We’re not just going to stick to articles on developing countries any more. IJED is a major journal of educational development and, in my view, development is about developing better education, at a reasonable price, equitably delivered. We will be global – there’s no country that doesn’t have a problem with that.
What are your top tips for other editors in a similar situation?
- Aim for maximum efficiency without the expense to quality. You want to make sure you’re getting the work done, but you also need to maintain or even improve the quality of what’s being published in the journal.
- Pay attention to your role in terms of responsibility to authors. Coaching authors by providing constructive feedback on rejection can help improve the overall quality of the submissions you receive.

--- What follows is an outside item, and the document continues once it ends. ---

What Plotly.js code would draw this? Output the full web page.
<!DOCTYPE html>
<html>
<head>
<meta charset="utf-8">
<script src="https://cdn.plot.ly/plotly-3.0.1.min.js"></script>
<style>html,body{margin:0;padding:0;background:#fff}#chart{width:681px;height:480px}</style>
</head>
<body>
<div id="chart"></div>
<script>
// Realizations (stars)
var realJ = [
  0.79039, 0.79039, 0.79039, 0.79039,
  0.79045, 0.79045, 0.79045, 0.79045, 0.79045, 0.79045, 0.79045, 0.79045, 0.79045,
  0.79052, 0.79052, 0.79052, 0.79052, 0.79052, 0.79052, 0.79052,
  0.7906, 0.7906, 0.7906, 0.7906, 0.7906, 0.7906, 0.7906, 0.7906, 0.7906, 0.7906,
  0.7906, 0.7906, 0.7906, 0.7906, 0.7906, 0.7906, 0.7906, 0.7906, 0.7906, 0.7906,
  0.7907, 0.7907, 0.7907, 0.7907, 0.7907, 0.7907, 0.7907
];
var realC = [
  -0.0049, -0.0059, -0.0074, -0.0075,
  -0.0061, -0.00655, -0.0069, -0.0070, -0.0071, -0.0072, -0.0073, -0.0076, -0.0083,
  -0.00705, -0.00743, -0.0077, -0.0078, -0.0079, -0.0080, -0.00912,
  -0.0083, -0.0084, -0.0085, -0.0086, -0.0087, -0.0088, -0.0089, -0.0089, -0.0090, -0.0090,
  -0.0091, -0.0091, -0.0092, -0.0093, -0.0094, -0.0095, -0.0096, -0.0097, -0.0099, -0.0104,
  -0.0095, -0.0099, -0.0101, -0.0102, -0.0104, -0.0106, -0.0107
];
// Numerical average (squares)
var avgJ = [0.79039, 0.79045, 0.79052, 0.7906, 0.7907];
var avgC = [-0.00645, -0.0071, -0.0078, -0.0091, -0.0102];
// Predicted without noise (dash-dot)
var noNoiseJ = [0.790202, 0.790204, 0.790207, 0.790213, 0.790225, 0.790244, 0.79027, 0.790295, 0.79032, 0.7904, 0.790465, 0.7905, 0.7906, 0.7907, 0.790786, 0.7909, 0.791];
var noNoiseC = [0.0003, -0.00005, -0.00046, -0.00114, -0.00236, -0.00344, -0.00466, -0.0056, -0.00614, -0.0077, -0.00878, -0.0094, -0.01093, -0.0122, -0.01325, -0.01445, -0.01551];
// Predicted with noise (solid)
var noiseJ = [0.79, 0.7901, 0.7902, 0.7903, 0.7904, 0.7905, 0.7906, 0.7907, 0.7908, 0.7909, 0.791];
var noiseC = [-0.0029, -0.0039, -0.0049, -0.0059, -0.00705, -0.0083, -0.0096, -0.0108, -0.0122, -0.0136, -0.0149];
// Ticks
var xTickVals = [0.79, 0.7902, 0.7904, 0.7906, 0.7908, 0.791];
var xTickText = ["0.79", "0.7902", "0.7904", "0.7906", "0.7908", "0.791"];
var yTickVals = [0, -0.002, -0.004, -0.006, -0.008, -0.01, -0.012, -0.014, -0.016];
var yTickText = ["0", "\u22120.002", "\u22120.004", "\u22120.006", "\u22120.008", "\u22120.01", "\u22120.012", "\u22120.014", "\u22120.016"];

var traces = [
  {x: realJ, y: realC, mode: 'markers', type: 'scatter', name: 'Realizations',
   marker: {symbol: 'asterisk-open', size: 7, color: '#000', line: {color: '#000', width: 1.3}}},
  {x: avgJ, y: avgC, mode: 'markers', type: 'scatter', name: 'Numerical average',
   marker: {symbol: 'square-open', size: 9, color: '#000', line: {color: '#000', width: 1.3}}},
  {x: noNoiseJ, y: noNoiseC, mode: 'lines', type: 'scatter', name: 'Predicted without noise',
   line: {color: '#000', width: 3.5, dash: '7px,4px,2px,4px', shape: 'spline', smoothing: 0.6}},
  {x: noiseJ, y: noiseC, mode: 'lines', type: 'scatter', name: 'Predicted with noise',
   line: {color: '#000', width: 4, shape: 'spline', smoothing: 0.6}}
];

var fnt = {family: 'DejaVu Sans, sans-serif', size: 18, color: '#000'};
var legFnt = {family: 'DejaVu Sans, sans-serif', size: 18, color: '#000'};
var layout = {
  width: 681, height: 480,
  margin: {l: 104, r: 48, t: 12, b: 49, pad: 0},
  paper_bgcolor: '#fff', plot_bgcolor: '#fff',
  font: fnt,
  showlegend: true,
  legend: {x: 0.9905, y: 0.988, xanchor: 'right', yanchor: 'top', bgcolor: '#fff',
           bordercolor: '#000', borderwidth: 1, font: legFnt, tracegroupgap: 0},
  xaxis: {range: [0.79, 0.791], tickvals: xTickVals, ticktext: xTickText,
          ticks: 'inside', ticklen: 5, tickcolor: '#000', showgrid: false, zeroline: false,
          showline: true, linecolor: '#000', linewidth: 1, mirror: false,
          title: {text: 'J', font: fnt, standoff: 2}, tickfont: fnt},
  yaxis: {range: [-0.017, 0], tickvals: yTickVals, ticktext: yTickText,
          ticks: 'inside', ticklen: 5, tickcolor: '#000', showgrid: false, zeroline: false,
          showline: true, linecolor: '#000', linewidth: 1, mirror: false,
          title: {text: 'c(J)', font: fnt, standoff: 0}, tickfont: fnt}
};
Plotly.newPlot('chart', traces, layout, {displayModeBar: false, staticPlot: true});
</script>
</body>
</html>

- Surround yourself with people who are good at making decisions. I don’t think assistant professors have the time, so it’s best to approach either associate or full professors, or people who are retired. They have all the knowledge and experience and are not as pressed for time.
- Protect and respect reviewers. Many of our reviewers are also pressed for time, so we need to be judicious about what we send them. They do it as a professional obligation – it’s a gift to us. It’s best to be candid about this with authors whose submissions don’t get a full review.

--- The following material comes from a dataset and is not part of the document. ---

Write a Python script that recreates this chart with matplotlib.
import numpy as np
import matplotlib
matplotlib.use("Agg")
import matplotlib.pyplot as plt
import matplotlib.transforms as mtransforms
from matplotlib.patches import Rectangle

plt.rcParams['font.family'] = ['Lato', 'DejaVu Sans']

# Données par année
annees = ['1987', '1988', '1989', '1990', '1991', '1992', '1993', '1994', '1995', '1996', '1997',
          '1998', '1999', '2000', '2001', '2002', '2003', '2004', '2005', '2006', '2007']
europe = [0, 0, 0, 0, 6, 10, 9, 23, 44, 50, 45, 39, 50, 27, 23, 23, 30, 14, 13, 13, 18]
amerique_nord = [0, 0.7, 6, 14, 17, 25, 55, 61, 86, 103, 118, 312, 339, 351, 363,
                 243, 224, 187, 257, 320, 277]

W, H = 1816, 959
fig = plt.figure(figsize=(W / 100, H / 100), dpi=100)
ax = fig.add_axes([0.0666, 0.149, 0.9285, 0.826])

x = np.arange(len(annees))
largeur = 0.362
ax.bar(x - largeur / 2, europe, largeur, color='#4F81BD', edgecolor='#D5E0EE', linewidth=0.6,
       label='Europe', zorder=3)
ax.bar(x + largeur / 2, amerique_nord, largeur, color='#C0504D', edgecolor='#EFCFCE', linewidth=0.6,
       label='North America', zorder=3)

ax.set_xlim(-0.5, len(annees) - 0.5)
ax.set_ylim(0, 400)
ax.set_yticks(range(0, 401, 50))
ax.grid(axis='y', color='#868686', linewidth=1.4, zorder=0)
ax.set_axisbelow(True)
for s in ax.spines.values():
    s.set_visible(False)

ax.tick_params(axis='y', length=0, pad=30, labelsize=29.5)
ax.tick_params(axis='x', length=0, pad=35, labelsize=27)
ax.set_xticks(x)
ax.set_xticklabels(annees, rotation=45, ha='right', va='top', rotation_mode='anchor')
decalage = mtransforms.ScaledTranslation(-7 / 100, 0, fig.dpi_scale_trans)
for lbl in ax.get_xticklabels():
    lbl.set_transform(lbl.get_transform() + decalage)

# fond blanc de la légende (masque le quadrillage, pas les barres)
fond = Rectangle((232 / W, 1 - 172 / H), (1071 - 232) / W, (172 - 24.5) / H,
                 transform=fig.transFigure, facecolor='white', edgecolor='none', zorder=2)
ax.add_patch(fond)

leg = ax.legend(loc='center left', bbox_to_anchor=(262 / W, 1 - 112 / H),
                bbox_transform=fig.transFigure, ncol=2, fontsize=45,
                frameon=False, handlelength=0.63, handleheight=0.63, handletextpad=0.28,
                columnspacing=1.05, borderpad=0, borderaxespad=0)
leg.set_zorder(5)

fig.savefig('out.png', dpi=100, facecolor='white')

Dr. Stephen P. Heyneman received his PhD in comparative education from the University of Chicago in 1976. He served the World Bank for 22 years. Between 1976 and 1984 he helped research education quality and design policies to support educational effectiveness. Between 1984 and 1989 he was in charge of external training for senior officials worldwide in education policy. And between 1989 and 1998, he was responsible for education policy and lending strategy, first for the Middle East and North Africa and later for the 27 countries of Europe and Central Asia. In July 2000, he was appointed professor of International Education Policy at Vanderbilt University. In 2015, he become Professor Emeritus. Current interests include the effect of education on social cohesion and the economic and social cost to education corruption.